start

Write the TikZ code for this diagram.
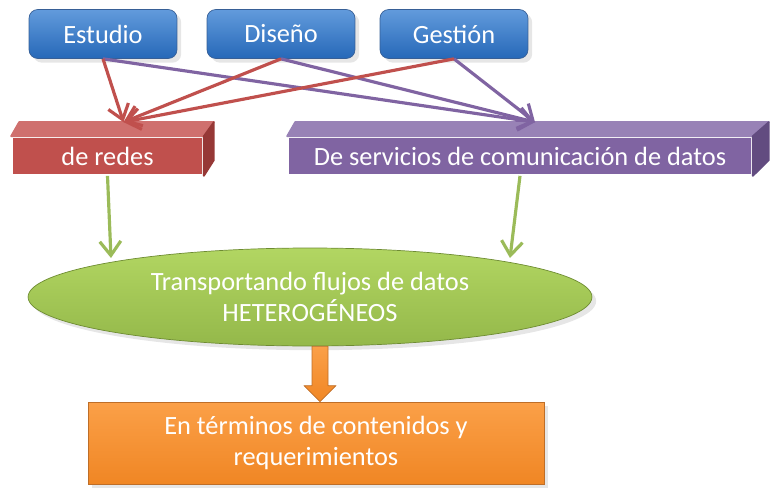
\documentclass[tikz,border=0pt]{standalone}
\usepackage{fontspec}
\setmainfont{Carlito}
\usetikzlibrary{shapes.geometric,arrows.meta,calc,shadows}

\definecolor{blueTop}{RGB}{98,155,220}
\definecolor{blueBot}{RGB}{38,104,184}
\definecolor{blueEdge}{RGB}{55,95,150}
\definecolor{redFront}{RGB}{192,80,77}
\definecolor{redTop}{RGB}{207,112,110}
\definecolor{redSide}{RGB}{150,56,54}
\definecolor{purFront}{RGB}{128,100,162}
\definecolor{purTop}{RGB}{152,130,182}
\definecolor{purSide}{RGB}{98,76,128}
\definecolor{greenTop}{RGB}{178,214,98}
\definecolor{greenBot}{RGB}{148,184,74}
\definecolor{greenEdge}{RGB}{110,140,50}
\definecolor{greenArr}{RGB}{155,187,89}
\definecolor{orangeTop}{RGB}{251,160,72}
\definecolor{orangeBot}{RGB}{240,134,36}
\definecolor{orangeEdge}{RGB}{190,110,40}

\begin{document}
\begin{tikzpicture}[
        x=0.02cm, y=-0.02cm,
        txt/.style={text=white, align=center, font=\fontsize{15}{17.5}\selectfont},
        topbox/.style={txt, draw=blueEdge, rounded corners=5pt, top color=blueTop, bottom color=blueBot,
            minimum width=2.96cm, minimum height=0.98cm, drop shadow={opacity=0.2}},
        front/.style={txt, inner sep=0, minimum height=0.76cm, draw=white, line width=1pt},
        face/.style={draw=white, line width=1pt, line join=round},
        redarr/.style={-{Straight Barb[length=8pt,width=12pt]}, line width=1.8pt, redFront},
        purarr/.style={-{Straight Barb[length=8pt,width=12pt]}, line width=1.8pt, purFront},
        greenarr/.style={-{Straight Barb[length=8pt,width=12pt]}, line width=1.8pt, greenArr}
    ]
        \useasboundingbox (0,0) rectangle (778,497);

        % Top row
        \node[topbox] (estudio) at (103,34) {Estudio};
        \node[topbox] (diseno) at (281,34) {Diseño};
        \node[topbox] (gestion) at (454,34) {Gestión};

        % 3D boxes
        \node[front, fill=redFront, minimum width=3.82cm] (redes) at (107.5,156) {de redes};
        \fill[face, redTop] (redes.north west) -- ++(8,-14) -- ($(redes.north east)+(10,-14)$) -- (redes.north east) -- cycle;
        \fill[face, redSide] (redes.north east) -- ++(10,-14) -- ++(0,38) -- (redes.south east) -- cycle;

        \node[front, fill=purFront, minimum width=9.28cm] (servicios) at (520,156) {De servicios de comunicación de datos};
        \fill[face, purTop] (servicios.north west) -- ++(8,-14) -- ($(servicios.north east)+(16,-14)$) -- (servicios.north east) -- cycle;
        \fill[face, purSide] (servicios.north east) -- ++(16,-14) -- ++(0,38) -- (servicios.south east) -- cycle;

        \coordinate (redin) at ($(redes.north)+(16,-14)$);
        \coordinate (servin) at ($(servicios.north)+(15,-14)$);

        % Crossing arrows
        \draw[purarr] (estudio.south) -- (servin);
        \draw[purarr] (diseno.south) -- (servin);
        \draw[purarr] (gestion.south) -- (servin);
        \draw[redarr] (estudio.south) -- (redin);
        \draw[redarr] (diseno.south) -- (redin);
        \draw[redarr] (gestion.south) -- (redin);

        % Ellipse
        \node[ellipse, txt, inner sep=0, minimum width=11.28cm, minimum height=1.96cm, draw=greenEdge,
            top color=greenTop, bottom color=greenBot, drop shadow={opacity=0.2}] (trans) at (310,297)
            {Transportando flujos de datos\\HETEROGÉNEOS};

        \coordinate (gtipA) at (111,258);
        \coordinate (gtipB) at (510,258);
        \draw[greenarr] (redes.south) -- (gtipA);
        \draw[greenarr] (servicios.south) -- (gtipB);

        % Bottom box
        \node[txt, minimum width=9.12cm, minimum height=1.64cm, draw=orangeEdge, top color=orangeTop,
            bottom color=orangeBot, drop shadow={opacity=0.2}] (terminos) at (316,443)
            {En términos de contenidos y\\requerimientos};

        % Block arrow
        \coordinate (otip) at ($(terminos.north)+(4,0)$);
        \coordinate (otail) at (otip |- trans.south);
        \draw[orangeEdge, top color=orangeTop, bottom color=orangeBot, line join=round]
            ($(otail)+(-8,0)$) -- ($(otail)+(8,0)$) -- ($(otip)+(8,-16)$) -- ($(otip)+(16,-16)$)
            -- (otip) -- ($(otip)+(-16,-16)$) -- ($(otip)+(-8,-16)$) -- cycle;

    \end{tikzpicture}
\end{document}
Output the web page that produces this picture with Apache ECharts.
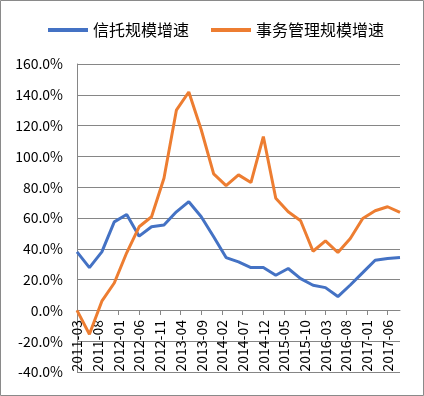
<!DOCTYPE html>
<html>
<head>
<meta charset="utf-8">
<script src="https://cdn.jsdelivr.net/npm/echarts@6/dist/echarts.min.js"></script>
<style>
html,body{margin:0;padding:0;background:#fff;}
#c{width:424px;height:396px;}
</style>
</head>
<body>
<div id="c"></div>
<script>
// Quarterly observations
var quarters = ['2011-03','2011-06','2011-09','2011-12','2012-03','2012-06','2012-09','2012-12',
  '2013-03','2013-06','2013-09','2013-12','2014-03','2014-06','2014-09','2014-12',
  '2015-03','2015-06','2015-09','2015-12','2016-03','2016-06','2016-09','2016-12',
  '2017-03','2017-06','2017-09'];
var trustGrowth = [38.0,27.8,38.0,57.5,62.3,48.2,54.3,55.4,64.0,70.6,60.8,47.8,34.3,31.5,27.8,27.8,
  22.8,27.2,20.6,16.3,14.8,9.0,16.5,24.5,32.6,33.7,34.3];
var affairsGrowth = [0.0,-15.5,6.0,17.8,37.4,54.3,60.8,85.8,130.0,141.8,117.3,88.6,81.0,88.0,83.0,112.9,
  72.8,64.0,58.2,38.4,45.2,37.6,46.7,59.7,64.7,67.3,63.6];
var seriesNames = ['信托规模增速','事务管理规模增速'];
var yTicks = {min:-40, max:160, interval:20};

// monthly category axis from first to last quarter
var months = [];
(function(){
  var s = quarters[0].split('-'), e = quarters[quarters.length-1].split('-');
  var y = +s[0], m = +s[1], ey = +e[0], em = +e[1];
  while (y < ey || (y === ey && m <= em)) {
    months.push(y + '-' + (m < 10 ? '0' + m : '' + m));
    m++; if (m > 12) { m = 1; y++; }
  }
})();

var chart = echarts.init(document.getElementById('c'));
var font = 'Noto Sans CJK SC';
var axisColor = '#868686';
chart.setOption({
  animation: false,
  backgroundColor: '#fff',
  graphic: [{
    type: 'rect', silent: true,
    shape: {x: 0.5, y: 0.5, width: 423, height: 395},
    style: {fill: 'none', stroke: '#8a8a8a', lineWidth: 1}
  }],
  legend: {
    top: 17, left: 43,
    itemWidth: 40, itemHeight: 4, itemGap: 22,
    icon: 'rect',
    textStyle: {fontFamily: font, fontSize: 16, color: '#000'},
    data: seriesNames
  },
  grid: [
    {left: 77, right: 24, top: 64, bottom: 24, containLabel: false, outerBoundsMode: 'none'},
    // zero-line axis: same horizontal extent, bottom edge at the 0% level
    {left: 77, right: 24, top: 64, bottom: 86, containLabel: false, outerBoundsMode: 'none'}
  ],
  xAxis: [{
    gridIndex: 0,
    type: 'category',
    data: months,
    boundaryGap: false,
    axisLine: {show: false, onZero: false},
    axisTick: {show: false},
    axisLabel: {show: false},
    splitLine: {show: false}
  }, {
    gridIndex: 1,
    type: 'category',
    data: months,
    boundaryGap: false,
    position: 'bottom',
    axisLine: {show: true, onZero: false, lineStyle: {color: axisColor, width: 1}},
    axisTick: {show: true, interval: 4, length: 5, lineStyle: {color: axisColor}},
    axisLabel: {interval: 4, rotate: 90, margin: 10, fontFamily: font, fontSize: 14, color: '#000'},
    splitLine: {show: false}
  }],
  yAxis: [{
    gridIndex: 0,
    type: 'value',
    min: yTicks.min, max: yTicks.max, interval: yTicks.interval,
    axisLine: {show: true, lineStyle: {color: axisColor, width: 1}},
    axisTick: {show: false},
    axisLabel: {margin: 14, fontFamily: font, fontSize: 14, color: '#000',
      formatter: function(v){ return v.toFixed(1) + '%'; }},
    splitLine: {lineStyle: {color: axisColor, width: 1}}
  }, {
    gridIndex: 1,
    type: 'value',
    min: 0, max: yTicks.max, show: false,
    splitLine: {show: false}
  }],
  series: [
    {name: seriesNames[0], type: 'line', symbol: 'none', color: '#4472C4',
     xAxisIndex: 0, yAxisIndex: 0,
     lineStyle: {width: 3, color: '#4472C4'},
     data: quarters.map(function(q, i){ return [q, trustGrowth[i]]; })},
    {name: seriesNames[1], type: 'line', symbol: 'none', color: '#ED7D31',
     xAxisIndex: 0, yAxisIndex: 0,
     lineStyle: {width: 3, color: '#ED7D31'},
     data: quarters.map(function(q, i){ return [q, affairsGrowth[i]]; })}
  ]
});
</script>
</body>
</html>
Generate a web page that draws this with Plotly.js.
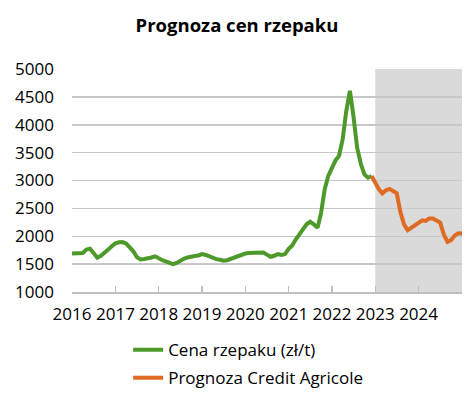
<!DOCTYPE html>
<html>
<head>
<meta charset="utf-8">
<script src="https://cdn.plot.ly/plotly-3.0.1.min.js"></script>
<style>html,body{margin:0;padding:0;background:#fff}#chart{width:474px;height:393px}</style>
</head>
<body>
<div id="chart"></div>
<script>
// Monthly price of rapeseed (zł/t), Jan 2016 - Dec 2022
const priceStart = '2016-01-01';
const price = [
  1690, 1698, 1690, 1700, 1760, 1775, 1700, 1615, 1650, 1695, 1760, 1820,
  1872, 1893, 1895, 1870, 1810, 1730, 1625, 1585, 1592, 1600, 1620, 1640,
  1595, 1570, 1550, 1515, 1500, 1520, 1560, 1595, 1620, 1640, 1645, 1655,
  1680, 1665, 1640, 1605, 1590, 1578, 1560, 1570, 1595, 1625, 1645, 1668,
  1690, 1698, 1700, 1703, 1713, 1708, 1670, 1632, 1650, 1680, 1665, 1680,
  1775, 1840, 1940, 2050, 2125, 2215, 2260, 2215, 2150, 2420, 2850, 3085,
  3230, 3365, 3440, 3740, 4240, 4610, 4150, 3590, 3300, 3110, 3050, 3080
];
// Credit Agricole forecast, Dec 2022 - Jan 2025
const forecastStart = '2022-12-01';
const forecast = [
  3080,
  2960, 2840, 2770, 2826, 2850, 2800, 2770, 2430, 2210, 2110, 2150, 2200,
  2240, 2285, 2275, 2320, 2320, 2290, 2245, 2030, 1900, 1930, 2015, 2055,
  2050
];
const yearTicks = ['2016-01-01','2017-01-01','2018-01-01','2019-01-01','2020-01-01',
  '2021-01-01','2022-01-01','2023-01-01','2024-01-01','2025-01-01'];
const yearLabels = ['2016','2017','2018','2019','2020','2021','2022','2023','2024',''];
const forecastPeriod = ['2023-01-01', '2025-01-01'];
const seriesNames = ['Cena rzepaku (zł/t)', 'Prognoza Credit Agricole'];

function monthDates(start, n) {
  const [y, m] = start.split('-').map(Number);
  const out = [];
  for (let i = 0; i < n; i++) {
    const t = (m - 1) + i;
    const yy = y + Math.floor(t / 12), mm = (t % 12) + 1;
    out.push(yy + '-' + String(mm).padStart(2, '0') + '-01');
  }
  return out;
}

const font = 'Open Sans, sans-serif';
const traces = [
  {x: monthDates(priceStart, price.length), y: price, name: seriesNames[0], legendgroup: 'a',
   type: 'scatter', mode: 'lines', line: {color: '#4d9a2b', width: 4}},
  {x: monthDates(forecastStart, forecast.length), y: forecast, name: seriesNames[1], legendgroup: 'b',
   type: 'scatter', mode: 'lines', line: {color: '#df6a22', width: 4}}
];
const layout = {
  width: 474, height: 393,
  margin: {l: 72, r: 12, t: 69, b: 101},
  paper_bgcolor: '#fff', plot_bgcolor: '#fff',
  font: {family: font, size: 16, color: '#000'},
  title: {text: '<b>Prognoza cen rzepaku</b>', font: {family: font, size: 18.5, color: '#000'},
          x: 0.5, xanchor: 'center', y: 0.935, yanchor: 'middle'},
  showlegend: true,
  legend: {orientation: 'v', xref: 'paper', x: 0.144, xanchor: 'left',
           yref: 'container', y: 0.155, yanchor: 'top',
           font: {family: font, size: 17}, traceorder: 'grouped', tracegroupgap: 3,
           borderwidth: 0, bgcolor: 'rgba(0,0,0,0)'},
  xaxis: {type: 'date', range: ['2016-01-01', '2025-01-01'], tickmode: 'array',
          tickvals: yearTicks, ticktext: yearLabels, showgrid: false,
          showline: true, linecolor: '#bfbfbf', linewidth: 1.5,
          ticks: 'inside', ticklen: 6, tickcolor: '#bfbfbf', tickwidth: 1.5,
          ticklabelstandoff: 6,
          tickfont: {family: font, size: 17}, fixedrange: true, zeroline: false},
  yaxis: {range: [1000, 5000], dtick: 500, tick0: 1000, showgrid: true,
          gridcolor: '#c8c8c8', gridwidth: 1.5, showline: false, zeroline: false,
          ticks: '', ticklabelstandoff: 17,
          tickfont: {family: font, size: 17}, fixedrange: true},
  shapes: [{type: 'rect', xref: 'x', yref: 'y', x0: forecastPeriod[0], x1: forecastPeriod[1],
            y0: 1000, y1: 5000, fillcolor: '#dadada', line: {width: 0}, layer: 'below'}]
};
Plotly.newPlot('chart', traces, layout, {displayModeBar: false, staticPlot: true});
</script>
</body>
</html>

end

### Objective
Locate the word "this" in the records above, and return each line that has it.

### Task result
Write the TikZ code for this diagram.
Output the web page that produces this picture with Apache ECharts.
Generate a web page that draws this with Plotly.js.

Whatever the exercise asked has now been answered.